Raw data ->
--- Begin ---

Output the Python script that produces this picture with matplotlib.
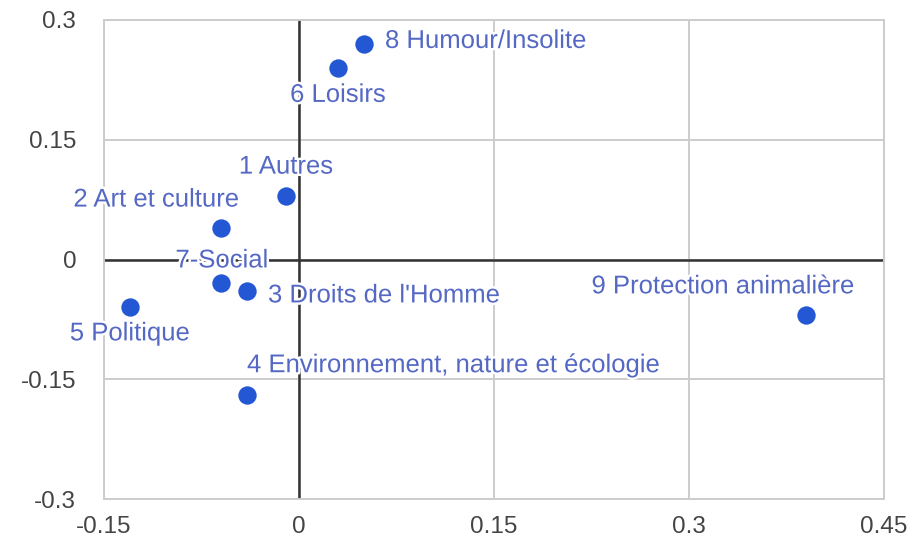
import matplotlib
matplotlib.use("Agg")
import matplotlib.pyplot as plt
import matplotlib.patheffects as pe

labels = ["1 Autres", "2 Art et culture", "3 Droits de l'Homme",
          "4 Environnement, nature et écologie", "5 Politique", "6 Loisirs",
          "7-Social", "8 Humour/Insolite", "9 Protection animalière"]
x_vals = [-0.01, -0.06, -0.04, -0.04, -0.13, 0.03, -0.06, 0.05, 0.39]
y_vals = [0.08, 0.04, -0.04, -0.17, -0.06, 0.24, -0.03, 0.27, -0.07]
ticks = [-0.15, 0, 0.15, 0.3, 0.45]
yticks = [-0.3, -0.15, 0, 0.15, 0.3]
tick_labels_x = ["-0.15", "0", "0.15", "0.3", "0.45"]
tick_labels_y = ["-0.3", "-0.15", "0", "0.15", "0.3"]

# label placement: (dx px, dy px, ha)
place = [(0, 29, "center"), (18, 28, "right"), (21, -4, "left"),
         (0, 30, "left"), (0, -26, "center"), (0, -27, "center"),
         (1, 23, "center"), (21, 3, "left"), (49, 29, "right")]

plt.rcParams['font.family'] = ['Liberation Sans', 'DejaVu Sans']
fig = plt.figure(figsize=(9.22, 5.40), dpi=100)
ax = fig.add_axes([104/922, 1-499/540, 780/922, 479/540])

ax.set_xlim(-0.15, 0.45)
ax.set_ylim(-0.3, 0.3)
ax.set_xticks(ticks)
ax.set_yticks(yticks)
ax.set_xticklabels(tick_labels_x)
ax.set_yticklabels(tick_labels_y)
ax.tick_params(length=0, labelsize=17.5, colors='#444444')
ax.tick_params(axis='x', pad=12)
ax.tick_params(axis='y', pad=20)
ax.grid(True, color='#cccccc', lw=1.4)
ax.set_axisbelow(True)
for s in ax.spines.values():
    s.set_color('#cccccc')
    s.set_linewidth(1.4)
ax.axhline(0, color='#333333', lw=1.8, zorder=1)
ax.axvline(0, color='#333333', lw=1.8, zorder=1)

ax.scatter(x_vals, y_vals, s=175, color='#2457d3', zorder=3, linewidths=0)

for lab, xv, yv, (dx, dy, ha) in zip(labels, x_vals, y_vals, place):
    ax.annotate(lab, (xv, yv), xytext=(dx*0.72, dy*0.72), textcoords='offset points',
                ha=ha, va='center', fontsize=18.5, color='#5468c4', zorder=4,
                path_effects=[pe.withStroke(linewidth=3.5, foreground='white')])

fig.savefig("out.png", dpi=100)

--- End ---

Copy the material exactly. Do not include the pictures.

Full answer ->
Output the Python script that produces this picture with matplotlib.
import matplotlib
matplotlib.use("Agg")
import matplotlib.pyplot as plt
import matplotlib.patheffects as pe

labels = ["1 Autres", "2 Art et culture", "3 Droits de l'Homme",
          "4 Environnement, nature et écologie", "5 Politique", "6 Loisirs",
          "7-Social", "8 Humour/Insolite", "9 Protection animalière"]
x_vals = [-0.01, -0.06, -0.04, -0.04, -0.13, 0.03, -0.06, 0.05, 0.39]
y_vals = [0.08, 0.04, -0.04, -0.17, -0.06, 0.24, -0.03, 0.27, -0.07]
ticks = [-0.15, 0, 0.15, 0.3, 0.45]
yticks = [-0.3, -0.15, 0, 0.15, 0.3]
tick_labels_x = ["-0.15", "0", "0.15", "0.3", "0.45"]
tick_labels_y = ["-0.3", "-0.15", "0", "0.15", "0.3"]

# label placement: (dx px, dy px, ha)
place = [(0, 29, "center"), (18, 28, "right"), (21, -4, "left"),
         (0, 30, "left"), (0, -26, "center"), (0, -27, "center"),
         (1, 23, "center"), (21, 3, "left"), (49, 29, "right")]

plt.rcParams['font.family'] = ['Liberation Sans', 'DejaVu Sans']
fig = plt.figure(figsize=(9.22, 5.40), dpi=100)
ax = fig.add_axes([104/922, 1-499/540, 780/922, 479/540])

ax.set_xlim(-0.15, 0.45)
ax.set_ylim(-0.3, 0.3)
ax.set_xticks(ticks)
ax.set_yticks(yticks)
ax.set_xticklabels(tick_labels_x)
ax.set_yticklabels(tick_labels_y)
ax.tick_params(length=0, labelsize=17.5, colors='#444444')
ax.tick_params(axis='x', pad=12)
ax.tick_params(axis='y', pad=20)
ax.grid(True, color='#cccccc', lw=1.4)
ax.set_axisbelow(True)
for s in ax.spines.values():
    s.set_color('#cccccc')
    s.set_linewidth(1.4)
ax.axhline(0, color='#333333', lw=1.8, zorder=1)
ax.axvline(0, color='#333333', lw=1.8, zorder=1)

ax.scatter(x_vals, y_vals, s=175, color='#2457d3', zorder=3, linewidths=0)

for lab, xv, yv, (dx, dy, ha) in zip(labels, x_vals, y_vals, place):
    ax.annotate(lab, (xv, yv), xytext=(dx*0.72, dy*0.72), textcoords='offset points',
                ha=ha, va='center', fontsize=18.5, color='#5468c4', zorder=4,
                path_effects=[pe.withStroke(linewidth=3.5, foreground='white')])

fig.savefig("out.png", dpi=100)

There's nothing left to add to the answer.